(Stored items from a collection)
* START *
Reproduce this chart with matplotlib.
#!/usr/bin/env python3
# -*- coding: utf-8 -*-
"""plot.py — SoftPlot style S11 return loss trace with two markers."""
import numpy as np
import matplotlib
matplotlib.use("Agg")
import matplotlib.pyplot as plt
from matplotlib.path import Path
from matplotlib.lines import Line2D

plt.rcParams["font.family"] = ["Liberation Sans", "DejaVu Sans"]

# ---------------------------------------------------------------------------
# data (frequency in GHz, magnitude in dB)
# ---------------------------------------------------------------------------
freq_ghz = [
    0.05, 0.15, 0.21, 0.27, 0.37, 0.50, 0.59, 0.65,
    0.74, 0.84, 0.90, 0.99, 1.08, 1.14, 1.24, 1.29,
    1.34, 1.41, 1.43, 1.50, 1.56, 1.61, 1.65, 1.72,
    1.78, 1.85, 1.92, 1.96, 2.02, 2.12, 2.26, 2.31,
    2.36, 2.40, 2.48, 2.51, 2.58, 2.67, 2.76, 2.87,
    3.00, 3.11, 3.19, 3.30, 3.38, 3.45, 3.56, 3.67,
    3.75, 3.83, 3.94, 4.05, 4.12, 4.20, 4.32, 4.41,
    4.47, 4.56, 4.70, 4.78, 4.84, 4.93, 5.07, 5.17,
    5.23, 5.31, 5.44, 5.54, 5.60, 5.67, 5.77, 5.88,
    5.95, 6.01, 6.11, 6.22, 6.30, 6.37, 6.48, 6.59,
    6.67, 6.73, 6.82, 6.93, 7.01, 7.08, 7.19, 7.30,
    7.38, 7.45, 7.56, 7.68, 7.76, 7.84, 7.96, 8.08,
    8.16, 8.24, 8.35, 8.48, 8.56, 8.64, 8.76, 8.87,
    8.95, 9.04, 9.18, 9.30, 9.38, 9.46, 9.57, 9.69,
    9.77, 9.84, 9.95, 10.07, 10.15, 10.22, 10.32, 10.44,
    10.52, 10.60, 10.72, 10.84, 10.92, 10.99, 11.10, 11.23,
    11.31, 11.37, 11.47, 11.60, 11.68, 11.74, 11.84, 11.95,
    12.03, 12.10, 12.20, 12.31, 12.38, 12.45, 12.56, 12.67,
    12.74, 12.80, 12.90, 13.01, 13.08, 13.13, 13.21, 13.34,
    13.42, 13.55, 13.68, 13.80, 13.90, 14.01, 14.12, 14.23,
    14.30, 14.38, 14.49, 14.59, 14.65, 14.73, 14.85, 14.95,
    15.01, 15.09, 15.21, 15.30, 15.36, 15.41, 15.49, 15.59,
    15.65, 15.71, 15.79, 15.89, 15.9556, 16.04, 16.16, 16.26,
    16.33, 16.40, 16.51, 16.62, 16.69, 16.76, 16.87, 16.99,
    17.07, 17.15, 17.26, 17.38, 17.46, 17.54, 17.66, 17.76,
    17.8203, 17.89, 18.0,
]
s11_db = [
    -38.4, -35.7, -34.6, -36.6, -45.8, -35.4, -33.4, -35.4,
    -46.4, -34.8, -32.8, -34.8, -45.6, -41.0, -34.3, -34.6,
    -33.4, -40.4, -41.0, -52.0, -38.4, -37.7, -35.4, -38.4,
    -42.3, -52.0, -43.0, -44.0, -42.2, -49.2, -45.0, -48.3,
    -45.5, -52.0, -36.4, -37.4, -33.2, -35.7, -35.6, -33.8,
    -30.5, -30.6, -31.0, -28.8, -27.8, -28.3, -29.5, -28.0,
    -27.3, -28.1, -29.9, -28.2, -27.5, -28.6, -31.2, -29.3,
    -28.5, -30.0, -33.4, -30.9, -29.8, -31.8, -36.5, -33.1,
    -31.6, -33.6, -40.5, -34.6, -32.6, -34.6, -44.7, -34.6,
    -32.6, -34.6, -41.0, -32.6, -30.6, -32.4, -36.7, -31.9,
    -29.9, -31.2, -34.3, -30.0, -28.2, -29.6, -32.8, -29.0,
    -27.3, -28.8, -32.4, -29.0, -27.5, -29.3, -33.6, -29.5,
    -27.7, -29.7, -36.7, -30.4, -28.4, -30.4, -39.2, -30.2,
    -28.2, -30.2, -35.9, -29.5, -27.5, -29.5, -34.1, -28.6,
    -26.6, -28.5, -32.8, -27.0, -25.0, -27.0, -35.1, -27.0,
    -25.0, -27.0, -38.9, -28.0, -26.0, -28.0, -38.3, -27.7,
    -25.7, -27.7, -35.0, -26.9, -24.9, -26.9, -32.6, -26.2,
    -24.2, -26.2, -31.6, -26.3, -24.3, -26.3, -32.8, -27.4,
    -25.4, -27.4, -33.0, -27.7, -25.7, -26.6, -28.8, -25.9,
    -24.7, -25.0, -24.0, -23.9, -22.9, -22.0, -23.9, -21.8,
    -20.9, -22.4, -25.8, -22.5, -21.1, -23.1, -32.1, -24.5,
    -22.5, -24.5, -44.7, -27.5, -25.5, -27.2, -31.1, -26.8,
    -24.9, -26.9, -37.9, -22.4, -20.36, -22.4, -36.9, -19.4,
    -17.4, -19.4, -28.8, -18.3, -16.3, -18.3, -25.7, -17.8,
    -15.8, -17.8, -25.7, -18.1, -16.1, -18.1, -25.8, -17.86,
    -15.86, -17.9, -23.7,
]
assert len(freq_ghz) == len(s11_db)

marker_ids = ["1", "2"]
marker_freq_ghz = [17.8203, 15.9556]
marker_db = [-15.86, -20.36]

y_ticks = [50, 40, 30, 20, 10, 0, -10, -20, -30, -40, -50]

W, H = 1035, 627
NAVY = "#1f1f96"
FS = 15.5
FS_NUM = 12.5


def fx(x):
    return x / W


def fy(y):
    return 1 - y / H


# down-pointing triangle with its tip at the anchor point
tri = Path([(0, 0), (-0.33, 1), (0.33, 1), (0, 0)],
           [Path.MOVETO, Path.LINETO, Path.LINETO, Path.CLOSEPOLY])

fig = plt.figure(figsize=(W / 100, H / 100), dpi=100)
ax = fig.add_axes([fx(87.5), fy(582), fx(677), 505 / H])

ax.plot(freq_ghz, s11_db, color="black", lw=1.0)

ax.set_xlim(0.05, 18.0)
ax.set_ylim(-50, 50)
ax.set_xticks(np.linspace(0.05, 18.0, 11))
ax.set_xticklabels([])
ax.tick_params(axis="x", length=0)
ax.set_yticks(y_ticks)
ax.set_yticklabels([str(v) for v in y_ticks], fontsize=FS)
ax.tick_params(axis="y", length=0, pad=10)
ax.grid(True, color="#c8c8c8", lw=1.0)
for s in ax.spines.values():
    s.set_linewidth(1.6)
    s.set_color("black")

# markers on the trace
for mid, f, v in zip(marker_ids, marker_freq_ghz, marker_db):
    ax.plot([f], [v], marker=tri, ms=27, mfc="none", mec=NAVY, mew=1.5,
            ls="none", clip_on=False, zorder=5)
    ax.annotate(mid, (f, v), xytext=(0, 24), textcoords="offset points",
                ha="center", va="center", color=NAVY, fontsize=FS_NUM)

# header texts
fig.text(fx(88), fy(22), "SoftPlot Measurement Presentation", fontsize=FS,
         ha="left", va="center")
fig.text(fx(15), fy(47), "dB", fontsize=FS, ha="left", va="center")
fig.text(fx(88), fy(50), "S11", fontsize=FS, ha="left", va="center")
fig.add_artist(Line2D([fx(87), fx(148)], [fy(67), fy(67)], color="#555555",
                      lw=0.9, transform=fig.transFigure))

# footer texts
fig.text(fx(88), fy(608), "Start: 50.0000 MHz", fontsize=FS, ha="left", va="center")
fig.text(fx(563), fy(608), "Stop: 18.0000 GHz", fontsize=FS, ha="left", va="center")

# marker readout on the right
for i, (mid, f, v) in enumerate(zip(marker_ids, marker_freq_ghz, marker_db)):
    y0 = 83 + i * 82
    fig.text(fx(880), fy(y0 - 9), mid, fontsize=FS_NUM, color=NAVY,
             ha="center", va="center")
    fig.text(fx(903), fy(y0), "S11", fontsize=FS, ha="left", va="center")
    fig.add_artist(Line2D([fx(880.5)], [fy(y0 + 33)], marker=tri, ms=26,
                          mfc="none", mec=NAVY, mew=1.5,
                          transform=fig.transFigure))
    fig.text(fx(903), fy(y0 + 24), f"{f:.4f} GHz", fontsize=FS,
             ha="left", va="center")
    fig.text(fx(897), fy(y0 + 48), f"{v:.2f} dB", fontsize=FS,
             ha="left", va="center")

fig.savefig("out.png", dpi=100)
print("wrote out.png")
* END *
* START *
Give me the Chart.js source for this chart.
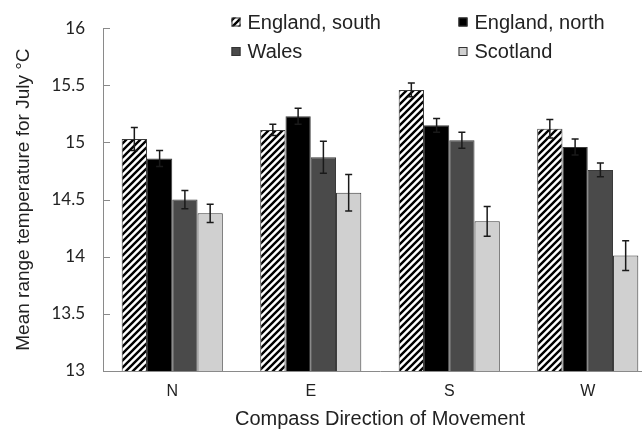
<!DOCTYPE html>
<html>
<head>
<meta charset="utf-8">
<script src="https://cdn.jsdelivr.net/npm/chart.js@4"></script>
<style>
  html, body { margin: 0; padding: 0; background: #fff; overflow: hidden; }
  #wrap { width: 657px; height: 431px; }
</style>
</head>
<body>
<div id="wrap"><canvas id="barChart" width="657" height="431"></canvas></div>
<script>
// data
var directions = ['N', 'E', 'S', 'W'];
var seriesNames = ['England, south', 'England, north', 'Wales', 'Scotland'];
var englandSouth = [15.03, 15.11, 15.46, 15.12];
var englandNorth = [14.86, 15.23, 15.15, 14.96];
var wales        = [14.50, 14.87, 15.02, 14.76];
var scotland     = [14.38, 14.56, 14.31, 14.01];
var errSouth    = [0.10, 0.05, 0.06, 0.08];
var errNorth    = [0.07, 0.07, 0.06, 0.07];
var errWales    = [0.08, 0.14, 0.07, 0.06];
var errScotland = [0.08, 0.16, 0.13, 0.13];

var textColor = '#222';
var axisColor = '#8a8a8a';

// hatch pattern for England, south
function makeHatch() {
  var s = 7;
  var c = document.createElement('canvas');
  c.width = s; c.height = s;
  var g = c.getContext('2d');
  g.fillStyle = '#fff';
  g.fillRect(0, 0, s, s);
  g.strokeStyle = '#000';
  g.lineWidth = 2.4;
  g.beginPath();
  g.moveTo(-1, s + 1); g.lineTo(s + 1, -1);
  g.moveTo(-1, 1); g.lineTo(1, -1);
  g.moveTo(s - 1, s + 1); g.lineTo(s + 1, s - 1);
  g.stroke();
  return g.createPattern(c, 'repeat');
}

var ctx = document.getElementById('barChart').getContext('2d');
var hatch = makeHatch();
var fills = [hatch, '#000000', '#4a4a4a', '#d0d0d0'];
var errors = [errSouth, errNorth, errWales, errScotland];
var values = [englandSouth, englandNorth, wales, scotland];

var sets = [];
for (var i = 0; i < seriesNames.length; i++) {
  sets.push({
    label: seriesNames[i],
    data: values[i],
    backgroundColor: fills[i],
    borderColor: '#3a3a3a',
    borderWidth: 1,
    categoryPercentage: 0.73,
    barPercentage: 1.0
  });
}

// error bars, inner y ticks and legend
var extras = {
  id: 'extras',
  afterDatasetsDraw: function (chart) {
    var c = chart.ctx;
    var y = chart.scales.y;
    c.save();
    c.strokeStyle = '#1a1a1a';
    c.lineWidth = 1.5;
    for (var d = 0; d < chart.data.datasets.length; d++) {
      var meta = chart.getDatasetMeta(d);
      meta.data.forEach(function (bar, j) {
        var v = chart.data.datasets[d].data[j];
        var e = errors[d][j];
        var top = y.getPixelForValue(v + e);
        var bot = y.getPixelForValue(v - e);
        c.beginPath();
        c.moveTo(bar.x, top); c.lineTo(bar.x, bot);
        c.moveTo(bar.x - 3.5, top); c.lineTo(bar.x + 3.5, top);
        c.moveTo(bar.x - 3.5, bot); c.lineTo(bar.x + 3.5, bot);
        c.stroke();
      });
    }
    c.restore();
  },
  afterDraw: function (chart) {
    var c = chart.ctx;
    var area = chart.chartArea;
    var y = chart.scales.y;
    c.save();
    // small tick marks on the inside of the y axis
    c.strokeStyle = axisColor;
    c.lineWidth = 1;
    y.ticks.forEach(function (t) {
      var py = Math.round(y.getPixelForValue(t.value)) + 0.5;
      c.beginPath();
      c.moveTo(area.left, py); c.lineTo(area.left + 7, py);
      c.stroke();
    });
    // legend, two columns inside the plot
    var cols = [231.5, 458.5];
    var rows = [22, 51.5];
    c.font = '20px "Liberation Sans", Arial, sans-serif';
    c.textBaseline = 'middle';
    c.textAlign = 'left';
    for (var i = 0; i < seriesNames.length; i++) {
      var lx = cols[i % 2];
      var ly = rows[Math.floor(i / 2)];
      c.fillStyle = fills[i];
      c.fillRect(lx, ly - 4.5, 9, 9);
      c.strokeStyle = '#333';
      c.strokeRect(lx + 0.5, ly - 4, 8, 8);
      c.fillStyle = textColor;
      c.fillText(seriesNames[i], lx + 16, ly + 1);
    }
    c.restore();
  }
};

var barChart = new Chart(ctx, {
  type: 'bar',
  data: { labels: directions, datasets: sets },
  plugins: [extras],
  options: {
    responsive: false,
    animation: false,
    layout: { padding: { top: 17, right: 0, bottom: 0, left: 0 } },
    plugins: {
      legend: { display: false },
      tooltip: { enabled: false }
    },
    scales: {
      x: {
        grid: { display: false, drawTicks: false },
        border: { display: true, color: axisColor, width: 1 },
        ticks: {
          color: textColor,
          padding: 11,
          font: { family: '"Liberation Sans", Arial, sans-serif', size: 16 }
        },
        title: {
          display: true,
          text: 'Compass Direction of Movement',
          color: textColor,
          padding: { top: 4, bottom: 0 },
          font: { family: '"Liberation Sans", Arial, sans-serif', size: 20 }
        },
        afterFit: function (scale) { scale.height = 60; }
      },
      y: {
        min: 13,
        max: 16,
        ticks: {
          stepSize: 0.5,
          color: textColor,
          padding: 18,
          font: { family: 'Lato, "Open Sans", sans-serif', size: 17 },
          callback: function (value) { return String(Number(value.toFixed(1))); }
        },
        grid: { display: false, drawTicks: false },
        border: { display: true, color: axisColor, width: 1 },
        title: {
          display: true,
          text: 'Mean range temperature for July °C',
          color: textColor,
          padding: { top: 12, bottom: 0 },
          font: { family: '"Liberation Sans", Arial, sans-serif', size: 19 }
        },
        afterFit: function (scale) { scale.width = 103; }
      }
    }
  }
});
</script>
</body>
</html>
* END *
◆ Instructions for the task ◆
Beginning with the line above that contains "Give me the Chart.js source for this chart." and finishing with the line that contains "var axisColor = '#8a8a8a';", print those lines exactly and only. Skip all pictures.

◆ Output for this exercise ◆
Give me the Chart.js source for this chart.
<!DOCTYPE html>
<html>
<head>
<meta charset="utf-8">
<script src="https://cdn.jsdelivr.net/npm/chart.js@4"></script>
<style>
  html, body { margin: 0; padding: 0; background: #fff; overflow: hidden; }
  #wrap { width: 657px; height: 431px; }
</style>
</head>
<body>
<div id="wrap"><canvas id="barChart" width="657" height="431"></canvas></div>
<script>
// data
var directions = ['N', 'E', 'S', 'W'];
var seriesNames = ['England, south', 'England, north', 'Wales', 'Scotland'];
var englandSouth = [15.03, 15.11, 15.46, 15.12];
var englandNorth = [14.86, 15.23, 15.15, 14.96];
var wales        = [14.50, 14.87, 15.02, 14.76];
var scotland     = [14.38, 14.56, 14.31, 14.01];
var errSouth    = [0.10, 0.05, 0.06, 0.08];
var errNorth    = [0.07, 0.07, 0.06, 0.07];
var errWales    = [0.08, 0.14, 0.07, 0.06];
var errScotland = [0.08, 0.16, 0.13, 0.13];

var textColor = '#222';
var axisColor = '#8a8a8a';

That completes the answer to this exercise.